Supplied material —
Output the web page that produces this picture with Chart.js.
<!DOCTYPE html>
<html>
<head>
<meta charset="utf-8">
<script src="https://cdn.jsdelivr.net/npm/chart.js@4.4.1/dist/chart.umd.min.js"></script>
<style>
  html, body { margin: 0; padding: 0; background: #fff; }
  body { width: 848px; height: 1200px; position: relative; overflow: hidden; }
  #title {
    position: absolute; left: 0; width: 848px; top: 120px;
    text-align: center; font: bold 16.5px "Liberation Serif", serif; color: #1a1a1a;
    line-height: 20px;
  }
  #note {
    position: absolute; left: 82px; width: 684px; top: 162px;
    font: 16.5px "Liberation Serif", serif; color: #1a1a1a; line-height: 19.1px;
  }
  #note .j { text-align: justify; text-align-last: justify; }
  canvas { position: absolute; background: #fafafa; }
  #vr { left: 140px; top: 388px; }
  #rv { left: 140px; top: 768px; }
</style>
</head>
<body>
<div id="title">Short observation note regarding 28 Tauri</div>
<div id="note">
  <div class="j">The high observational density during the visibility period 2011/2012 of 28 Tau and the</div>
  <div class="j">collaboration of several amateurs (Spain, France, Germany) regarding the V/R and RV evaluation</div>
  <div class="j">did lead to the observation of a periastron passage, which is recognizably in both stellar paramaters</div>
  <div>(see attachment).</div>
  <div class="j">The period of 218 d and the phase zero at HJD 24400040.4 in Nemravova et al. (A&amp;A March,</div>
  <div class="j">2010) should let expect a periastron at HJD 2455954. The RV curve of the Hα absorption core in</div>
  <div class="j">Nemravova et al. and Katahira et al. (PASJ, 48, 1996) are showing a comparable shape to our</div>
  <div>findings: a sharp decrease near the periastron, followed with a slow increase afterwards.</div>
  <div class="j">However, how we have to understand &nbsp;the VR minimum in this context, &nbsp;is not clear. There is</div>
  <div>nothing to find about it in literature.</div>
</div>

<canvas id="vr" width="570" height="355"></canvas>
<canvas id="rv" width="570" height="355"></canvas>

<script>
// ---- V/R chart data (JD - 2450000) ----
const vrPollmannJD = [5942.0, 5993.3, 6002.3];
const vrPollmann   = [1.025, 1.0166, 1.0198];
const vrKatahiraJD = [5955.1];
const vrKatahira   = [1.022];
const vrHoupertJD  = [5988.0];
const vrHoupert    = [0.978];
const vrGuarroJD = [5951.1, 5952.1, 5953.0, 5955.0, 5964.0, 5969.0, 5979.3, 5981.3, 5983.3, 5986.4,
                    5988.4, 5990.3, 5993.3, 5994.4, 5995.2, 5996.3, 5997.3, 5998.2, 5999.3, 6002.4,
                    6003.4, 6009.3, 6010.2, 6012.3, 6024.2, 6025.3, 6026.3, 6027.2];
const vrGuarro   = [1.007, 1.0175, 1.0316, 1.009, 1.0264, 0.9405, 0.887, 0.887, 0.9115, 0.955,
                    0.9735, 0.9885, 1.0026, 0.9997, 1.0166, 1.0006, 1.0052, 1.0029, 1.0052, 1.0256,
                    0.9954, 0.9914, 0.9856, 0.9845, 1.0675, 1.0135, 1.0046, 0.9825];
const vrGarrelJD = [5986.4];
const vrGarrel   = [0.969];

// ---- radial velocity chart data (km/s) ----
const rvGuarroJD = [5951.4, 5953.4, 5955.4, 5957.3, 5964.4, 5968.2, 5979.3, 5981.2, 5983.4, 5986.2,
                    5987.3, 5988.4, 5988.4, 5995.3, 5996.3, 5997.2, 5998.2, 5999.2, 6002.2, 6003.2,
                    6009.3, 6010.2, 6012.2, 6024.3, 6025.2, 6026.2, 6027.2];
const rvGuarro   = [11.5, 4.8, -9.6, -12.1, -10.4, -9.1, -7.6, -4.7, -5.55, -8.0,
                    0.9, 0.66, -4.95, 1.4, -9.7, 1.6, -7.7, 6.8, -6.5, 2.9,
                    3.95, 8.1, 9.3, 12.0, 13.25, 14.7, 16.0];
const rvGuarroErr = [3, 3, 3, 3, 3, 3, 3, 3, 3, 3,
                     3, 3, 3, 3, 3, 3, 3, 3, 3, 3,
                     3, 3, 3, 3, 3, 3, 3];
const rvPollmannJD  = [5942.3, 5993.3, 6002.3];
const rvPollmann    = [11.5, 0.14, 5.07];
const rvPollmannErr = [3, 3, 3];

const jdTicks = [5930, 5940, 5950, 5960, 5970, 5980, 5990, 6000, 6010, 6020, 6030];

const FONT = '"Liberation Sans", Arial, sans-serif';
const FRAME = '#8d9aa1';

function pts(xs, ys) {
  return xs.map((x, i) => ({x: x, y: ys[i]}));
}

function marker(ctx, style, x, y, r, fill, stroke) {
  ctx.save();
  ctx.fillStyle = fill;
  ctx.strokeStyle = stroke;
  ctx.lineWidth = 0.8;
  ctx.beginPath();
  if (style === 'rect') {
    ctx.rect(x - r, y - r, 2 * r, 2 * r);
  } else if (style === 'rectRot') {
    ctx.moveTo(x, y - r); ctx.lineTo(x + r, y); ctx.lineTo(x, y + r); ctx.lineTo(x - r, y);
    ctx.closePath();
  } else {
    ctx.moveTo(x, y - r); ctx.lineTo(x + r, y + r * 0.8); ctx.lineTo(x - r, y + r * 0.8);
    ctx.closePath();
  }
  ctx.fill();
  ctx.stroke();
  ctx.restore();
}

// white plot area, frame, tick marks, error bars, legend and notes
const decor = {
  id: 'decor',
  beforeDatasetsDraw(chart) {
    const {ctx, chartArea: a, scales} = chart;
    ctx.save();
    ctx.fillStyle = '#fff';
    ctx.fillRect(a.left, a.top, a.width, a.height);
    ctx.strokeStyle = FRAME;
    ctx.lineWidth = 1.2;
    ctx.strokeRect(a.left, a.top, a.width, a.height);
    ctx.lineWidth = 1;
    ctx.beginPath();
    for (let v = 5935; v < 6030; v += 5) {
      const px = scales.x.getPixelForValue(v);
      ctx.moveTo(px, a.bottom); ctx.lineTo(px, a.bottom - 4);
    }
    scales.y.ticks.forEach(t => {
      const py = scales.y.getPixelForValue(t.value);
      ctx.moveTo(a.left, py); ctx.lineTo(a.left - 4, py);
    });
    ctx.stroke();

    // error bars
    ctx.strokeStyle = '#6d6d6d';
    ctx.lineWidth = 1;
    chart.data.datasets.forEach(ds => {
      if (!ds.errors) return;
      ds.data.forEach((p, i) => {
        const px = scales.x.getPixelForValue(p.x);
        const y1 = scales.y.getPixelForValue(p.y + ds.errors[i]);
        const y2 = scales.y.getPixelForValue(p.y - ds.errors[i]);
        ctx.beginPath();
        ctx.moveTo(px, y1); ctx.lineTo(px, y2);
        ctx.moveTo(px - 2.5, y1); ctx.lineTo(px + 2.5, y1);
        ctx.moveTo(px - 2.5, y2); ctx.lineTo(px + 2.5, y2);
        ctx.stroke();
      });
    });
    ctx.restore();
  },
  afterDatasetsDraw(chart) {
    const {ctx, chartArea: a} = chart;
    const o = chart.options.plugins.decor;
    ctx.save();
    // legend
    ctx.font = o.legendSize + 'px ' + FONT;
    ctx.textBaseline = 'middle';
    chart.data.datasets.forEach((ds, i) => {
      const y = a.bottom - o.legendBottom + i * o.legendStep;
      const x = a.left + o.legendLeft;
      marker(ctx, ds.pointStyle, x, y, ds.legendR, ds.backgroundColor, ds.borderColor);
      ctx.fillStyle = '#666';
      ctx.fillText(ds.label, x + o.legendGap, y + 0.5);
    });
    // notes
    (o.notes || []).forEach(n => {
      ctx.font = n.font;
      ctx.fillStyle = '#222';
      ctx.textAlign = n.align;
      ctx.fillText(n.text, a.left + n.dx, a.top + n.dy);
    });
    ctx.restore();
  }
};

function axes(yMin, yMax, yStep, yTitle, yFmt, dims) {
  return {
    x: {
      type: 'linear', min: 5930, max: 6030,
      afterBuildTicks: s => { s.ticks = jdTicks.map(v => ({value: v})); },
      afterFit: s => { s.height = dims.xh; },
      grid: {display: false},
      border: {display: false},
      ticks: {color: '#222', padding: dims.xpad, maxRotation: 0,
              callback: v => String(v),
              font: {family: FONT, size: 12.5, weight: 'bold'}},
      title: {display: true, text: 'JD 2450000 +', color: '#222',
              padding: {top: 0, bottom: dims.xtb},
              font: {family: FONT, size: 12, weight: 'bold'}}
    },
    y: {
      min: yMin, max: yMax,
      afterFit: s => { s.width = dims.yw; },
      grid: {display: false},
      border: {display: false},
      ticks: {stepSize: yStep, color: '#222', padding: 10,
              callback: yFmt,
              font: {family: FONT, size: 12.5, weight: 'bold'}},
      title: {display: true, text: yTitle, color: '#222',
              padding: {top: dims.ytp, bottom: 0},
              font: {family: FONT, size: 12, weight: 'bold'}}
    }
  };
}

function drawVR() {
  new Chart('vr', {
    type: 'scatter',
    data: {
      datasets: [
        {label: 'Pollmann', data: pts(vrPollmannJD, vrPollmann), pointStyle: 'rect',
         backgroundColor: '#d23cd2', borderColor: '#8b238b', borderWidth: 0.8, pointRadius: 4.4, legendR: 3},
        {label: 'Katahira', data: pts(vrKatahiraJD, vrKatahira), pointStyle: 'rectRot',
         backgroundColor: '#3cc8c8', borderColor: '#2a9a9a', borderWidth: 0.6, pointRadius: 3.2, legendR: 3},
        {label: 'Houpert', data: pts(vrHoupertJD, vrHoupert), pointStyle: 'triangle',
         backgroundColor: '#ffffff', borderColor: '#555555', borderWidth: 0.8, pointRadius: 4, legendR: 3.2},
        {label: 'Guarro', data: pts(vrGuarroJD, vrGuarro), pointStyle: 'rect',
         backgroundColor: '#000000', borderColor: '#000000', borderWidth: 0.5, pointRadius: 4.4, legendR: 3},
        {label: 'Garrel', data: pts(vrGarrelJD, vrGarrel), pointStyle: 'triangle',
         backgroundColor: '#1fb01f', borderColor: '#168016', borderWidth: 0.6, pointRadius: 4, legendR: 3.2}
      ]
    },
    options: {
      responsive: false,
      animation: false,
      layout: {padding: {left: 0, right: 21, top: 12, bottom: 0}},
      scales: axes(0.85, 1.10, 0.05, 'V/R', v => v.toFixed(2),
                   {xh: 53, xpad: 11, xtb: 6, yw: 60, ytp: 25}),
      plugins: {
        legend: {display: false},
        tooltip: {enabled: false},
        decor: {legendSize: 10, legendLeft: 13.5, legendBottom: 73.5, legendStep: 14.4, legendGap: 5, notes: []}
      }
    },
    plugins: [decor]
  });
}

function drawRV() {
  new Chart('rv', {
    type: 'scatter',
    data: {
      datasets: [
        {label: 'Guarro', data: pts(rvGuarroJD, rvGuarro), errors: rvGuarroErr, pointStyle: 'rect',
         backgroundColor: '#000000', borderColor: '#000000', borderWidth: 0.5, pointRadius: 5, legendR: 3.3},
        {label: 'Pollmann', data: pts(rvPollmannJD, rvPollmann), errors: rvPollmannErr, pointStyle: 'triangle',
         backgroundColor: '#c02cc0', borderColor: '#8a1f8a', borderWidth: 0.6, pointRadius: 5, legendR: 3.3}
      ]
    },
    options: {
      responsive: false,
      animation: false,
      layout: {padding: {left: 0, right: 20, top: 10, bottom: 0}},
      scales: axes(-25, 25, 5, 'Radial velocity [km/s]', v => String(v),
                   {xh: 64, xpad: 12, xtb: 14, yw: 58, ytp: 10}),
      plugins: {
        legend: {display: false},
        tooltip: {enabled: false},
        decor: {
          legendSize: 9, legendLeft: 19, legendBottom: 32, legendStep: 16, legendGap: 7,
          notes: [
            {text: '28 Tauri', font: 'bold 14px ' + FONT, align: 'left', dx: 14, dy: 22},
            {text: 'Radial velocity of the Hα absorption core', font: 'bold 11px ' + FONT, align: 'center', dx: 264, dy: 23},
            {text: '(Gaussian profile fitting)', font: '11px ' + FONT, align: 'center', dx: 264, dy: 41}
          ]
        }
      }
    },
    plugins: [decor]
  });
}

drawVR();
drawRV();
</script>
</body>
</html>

Objective —
Search the listing above for the string "this". Copy every line that contains it.

Solution —
Output the web page that produces this picture with Chart.js.
  <div class="j">However, how we have to understand &nbsp;the VR minimum in this context, &nbsp;is not clear. There is</div>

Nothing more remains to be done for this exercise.